J’ai profité du premier confinement pour lire in extenso le Traité de la ponctuation française, de Jacques Drillon (Gallimard, 1991) – un vieux projet. Un ouvrage évidemment passionnant et instructif.
Dans la première partie, outre l’histoire de la ponctuation, on apprend notamment que, même dans les éditions critiques (Pléiade), la ponctuation des auteurs classiques (avant le xixe s.) est modifiée, ce qui n’est pas sans poser problème.
Dans la seconde partie, j’ai constaté avec plaisir que la plupart des nombreuses règles m’étaient acquises par la pratique de la correction et la fréquentation des écrivains.
Une règle, cependant, a retenu mon attention, car je la cherchais inconsciemment. Jamais de virgule entre le sujet et le verbe, dit le code typographique. Il y a tout de même des exceptions, que j’ai souvent rencontrées au cours de mes lectures.

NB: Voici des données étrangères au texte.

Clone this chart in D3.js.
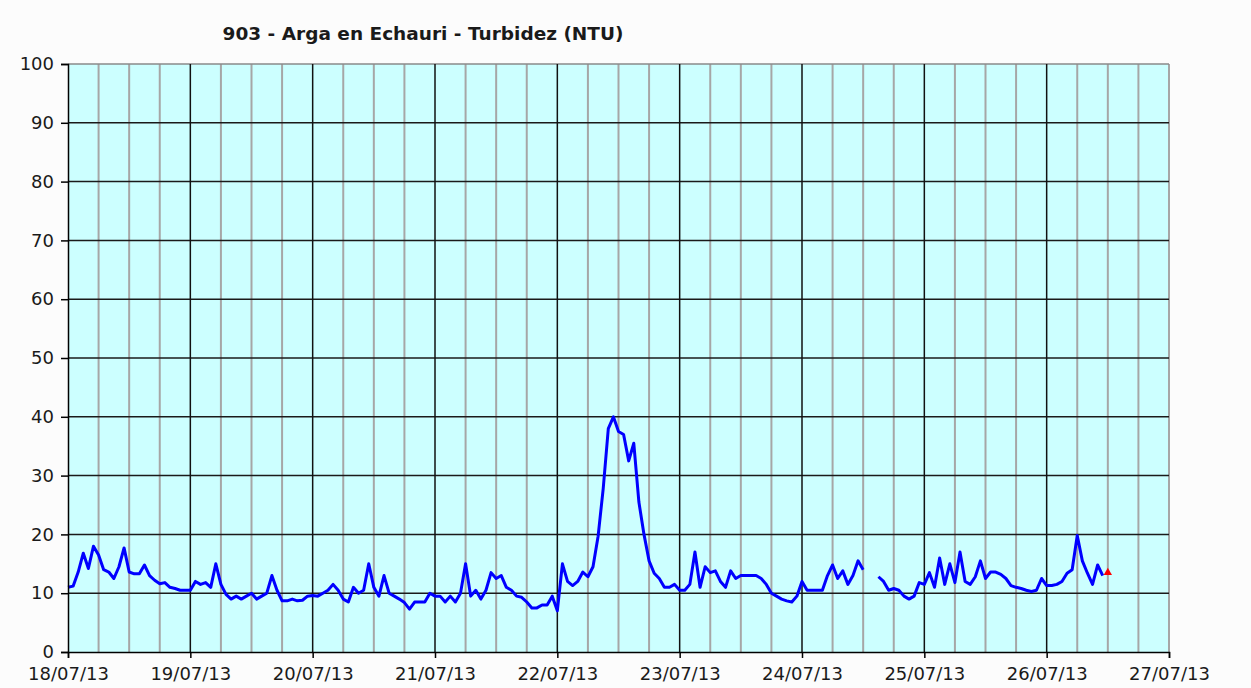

« On met une virgule pour séparer les divers sujets d’un verbe (s’ils ne sont pas reliés, répétons-le, par une conjonction). Le dernier sujet est lui-même séparé du verbe par une virgule […] on peut considérer que la dernière virgule, immédiatement avant le verbe, confère à tous les sujets une valeur égale. »
« La sottise, l’erreur, le péché, la lésine,
Occupent nos esprits et travaillent nos corps » — Baudelaire
« Les arbres, les eaux, les revers des fossés, les champs mûrissants, flamboient sous le resplendissement mystérieux de l’heure de Saturne » — Claudel
Cela fonctionne aussi après la dernière épithète d’un complément ou d’un sujet :
« Tout un monde lointain, absent, presque défunt, vit dans tes profondeurs, forêt aromatique » — Baudelaire
… ou après plusieurs adverbes :
« L’infirmier leur massait longuement, puissamment, les muscles des jambes […]» — Michel Mouton
Inversement, « dans une laisse de sujets dont les deux derniers sont liés par “et”, on ne met pas de virgule entre le dernier et le verbe » :
« Trop de diamants, d’or et de bonheur rayonnent aujourd’hui sur les verres de ce miroir où Monte-Cristo regarde Dantès » – Dumas
Je n’entre pas plus dans les détails – la virgule occupe plus de cent pages – et vous renvoie aux pages 165 à 176 pour ce point précis. Drillon précise que « le Code typographique » (celui de la Fédération CGC de la communication, 1989) et « certains grammairiens » désapprouvent ces exceptions. Pour ma part, je trouve là la confirmation qui me manquait. Je n’ajouterai que cette citation :
« Il arrive à la virgule d’être “facultative”. C’est alors que l’auteur se montre, et par quoi il se distingue d’un autre » (p. 150).